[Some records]
──────────
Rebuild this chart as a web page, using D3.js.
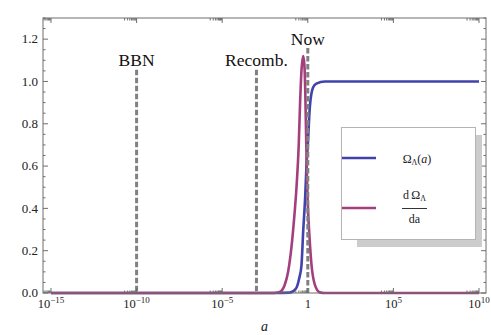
<!DOCTYPE html>
<html>
<head>
<meta charset="utf-8">
<script src="https://cdnjs.cloudflare.com/ajax/libs/d3/7.8.5/d3.min.js"></script>
<style>
	body { margin: 0; background: #fff; }
	svg { display: block; }
	svg text { font-family: 'Liberation Serif', 'Times New Roman', Times, 'DejaVu Serif', serif; }
</style>
</head>
<body>
<svg id="chart" width="491" height="335"></svg>
<script>
// Values (x given as log10 of a)
const omegaLogA = [-15, -2, -1.05, -0.7, -0.5, -0.37, -0.27, -0.15, -0.076, 0, 0.12, 0.3, 0.5, 1, 10];
const omegaVal  = [0, 0, 0.002, 0.02, 0.07, 0.13, 0.29, 0.46, 0.605, 0.7, 0.88, 0.97, 0.99, 1.0, 1.0];

const dOmegaLogA = [-15, -2, -1.64, -1.34, -1.15, -0.95, -0.8, -0.66, -0.53, -0.45, -0.37, -0.27, -0.2, -0.15, -0.1, -0.05, 0.02, 0.08, 0.22, 0.41, 0.7, 1, 10];
const dOmegaVal  = [0, 0, 0.005, 0.04, 0.1, 0.22, 0.35, 0.5, 0.7, 0.9, 1.05, 1.12, 1.08, 0.96, 0.75, 0.55, 0.38, 0.29, 0.13, 0.04, 0.003, 0, 0];

// Events (dashed markers)
const eventNames = ["BBN", "Recomb.", "Now"];
const eventA     = [1e-10, 1e-3, 1];
const eventTop   = [1.055, 1.055, 1.158];

// Ticks
const xMajorExp = [-15, -10, -5, 0, 5, 10];
const yMajor = [0, 0.2, 0.4, 0.6, 0.8, 1.0, 1.2];

const svg = d3.select("#chart");
const serif = "'Liberation Serif', 'Times New Roman', Times, 'DejaVu Serif', serif";
svg.attr("font-family", serif);

// Frame box
const frame = {left: 43, right: 486, top: 18, bottom: 293};

let x = d3.scaleLog().domain([1e-15, 1e10]).range([51, 479]);
let y = d3.scaleLinear().domain([0, 1.3]).range([293, 18]);

const frameColor = "#6e6e6e";

// Clip for everything inside the frame
svg.append("clipPath").attr("id", "clip")
	.append("rect")
	.attr("x", frame.left).attr("y", frame.top)
	.attr("width", frame.right - frame.left).attr("height", frame.bottom - frame.top + 3);

// Curves
let line = d3.line()
	.x(d => x(Math.pow(10, d[0])))
	.y(d => y(d[1]))
	.curve(d3.curveMonotoneX);

let plot = svg.append("g").attr("clip-path", "url(#clip)");

plot.append("path")
	.attr("d", line(d3.zip(omegaLogA, omegaVal)))
	.attr("fill", "none")
	.attr("stroke", "#4242ad")
	.attr("stroke-width", 2.6);

plot.append("path")
	.attr("d", line(d3.zip(dOmegaLogA, dOmegaVal)))
	.attr("fill", "none")
	.attr("stroke", "#a33f7d")
	.attr("stroke-width", 2.6);

// Dashed event lines and their labels
eventNames.forEach((name, i) => {
	let xp = x(eventA[i]);
	plot.append("line")
		.attr("x1", xp).attr("x2", xp)
		.attr("y1", y(eventTop[i])).attr("y2", y(0))
		.attr("stroke", "#808080")
		.attr("stroke-width", 3)
		.attr("stroke-dasharray", "5.5,2.5");
	svg.append("text")
		.attr("x", xp)
		.attr("y", y(eventTop[i]) - 3.5)
		.attr("text-anchor", "middle")
		.attr("font-size", 17.5)
		.attr("fill", "#111")
		.text(name);
});

// Frame
svg.append("rect")
	.attr("x", frame.left).attr("y", frame.top)
	.attr("width", frame.right - frame.left).attr("height", frame.bottom - frame.top)
	.attr("fill", "none")
	.attr("stroke", frameColor)
	.attr("stroke-width", 1);

let ticks = svg.append("g").attr("stroke", frameColor).attr("stroke-width", 1);

// x ticks (bottom and top), log minor ticks just left of each major
xMajorExp.forEach(e => {
	let xp = x(Math.pow(10, e));
	ticks.append("line").attr("x1", xp).attr("x2", xp).attr("y1", frame.bottom).attr("y2", frame.bottom - 5);
	ticks.append("line").attr("x1", xp).attr("x2", xp).attr("y1", frame.top).attr("y2", frame.top + 5);
	for (let k = 2; k <= 9; k++){
		let xm = x(k * Math.pow(10, e - 1));
		if (xm < frame.left) continue;
		ticks.append("line").attr("x1", xm).attr("x2", xm).attr("y1", frame.bottom).attr("y2", frame.bottom - 2.5);
		ticks.append("line").attr("x1", xm).attr("x2", xm).attr("y1", frame.top).attr("y2", frame.top + 2.5);
	}
	// Tick label: 10^e, or "1"
	let t = svg.append("text")
		.attr("x", xp)
		.attr("y", 308)
		.attr("text-anchor", "middle")
		.attr("font-size", 12.5)
		.attr("fill", "#222");
	if (e === 0){
		t.text("1");
	} else {
		t.append("tspan").text("10");
		t.append("tspan").attr("dy", -5).attr("font-size", 9).text(e < 0 ? "\u2212" + (-e) : e);
	}
});

// y ticks (left and right), minor every 0.05
d3.range(0, 1.3001, 0.05).forEach(v => {
	let yp = y(v);
	let major = Math.abs(v / 0.2 - Math.round(v / 0.2)) < 1e-6;
	let len = major ? 5 : 2.5;
	ticks.append("line").attr("x1", frame.left).attr("x2", frame.left + len).attr("y1", yp).attr("y2", yp);
	ticks.append("line").attr("x1", frame.right).attr("x2", frame.right - len).attr("y1", yp).attr("y2", yp);
});

yMajor.forEach(v => {
	svg.append("text")
		.attr("x", 38)
		.attr("y", y(v))
		.attr("dy", "0.33em")
		.attr("text-anchor", "end")
		.attr("font-size", 13)
		.attr("fill", "#222")
		.text(v.toFixed(1));
});

// Axis label
svg.append("text")
	.attr("x", (frame.left + frame.right) / 2)
	.attr("y", 331)
	.attr("text-anchor", "middle")
	.attr("font-size", 14)
	.attr("font-style", "italic")
	.attr("fill", "#222")
	.text("a");

// Legend with drop shadow
let legend = svg.append("g");
legend.append("rect")
	.attr("x", 357).attr("y", 135).attr("width", 125).attr("height", 112)
	.attr("fill", "#cccccc");
legend.append("rect")
	.attr("x", 341.5).attr("y", 127.5).attr("width", 134).attr("height", 112)
	.attr("fill", "#fff")
	.attr("stroke", "#b4b4b4")
	.attr("stroke-width", 1);

legend.append("line")
	.attr("x1", 342).attr("x2", 376).attr("y1", 158).attr("y2", 158)
	.attr("stroke", "#4242ad").attr("stroke-width", 2.6);
legend.append("line")
	.attr("x1", 342).attr("x2", 376).attr("y1", 208).attr("y2", 208)
	.attr("stroke", "#a33f7d").attr("stroke-width", 2.6);

// Omega_Lambda(a)
let t1 = legend.append("text")
	.attr("x", 417).attr("y", 163)
	.attr("text-anchor", "middle")
	.attr("font-size", 12)
	.attr("fill", "#222");
t1.append("tspan").text("\u03A9");
t1.append("tspan").attr("font-size", 8).attr("dy", 2).text("\u039B");
t1.append("tspan").attr("dy", -2).text("(");
t1.append("tspan").attr("font-style", "italic").text("a");
t1.append("tspan").text(")");

// dOmega/da fraction
let t2 = legend.append("text")
	.attr("x", 414.5).attr("y", 199)
	.attr("text-anchor", "middle")
	.attr("font-size", 12)
	.attr("fill", "#222");
t2.append("tspan").text("d\u2009\u03A9");
t2.append("tspan").attr("font-size", 8).attr("dy", 2).text("\u039B");
legend.append("line")
	.attr("x1", 402).attr("x2", 427).attr("y1", 208.5).attr("y2", 208.5)
	.attr("stroke", "#333").attr("stroke-width", 1);
legend.append("text")
	.attr("x", 414.5).attr("y", 223)
	.attr("text-anchor", "middle")
	.attr("font-size", 12)
	.attr("fill", "#222")
	.text("da");
</script>
</body>
</html>
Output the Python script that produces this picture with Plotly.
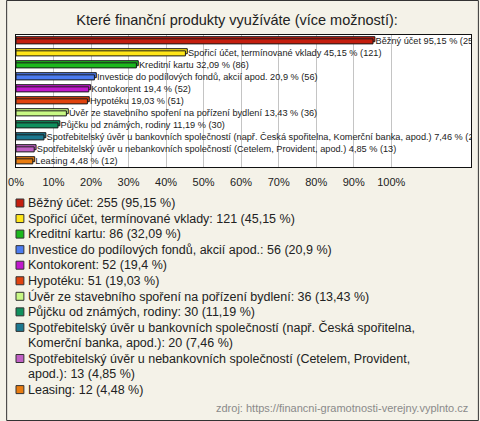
──────────
■ What this task involves ■
Repeat, exactly and in full, each line from the start of the data to the line that contains "0.003, 0, 0];". Pictures do not go in.

■ Task solution ■
Rebuild this chart as a web page, using D3.js.
<!DOCTYPE html>
<html>
<head>
<meta charset="utf-8">
<script src="https://cdnjs.cloudflare.com/ajax/libs/d3/7.8.5/d3.min.js"></script>
<style>
	body { margin: 0; background: #fff; }
	svg { display: block; }
	svg text { font-family: 'Liberation Serif', 'Times New Roman', Times, 'DejaVu Serif', serif; }
</style>
</head>
<body>
<svg id="chart" width="491" height="335"></svg>
<script>
// Values (x given as log10 of a)
const omegaLogA = [-15, -2, -1.05, -0.7, -0.5, -0.37, -0.27, -0.15, -0.076, 0, 0.12, 0.3, 0.5, 1, 10];
const omegaVal  = [0, 0, 0.002, 0.02, 0.07, 0.13, 0.29, 0.46, 0.605, 0.7, 0.88, 0.97, 0.99, 1.0, 1.0];

const dOmegaLogA = [-15, -2, -1.64, -1.34, -1.15, -0.95, -0.8, -0.66, -0.53, -0.45, -0.37, -0.27, -0.2, -0.15, -0.1, -0.05, 0.02, 0.08, 0.22, 0.41, 0.7, 1, 10];
const dOmegaVal  = [0, 0, 0.005, 0.04, 0.1, 0.22, 0.35, 0.5, 0.7, 0.9, 1.05, 1.12, 1.08, 0.96, 0.75, 0.55, 0.38, 0.29, 0.13, 0.04, 0.003, 0, 0];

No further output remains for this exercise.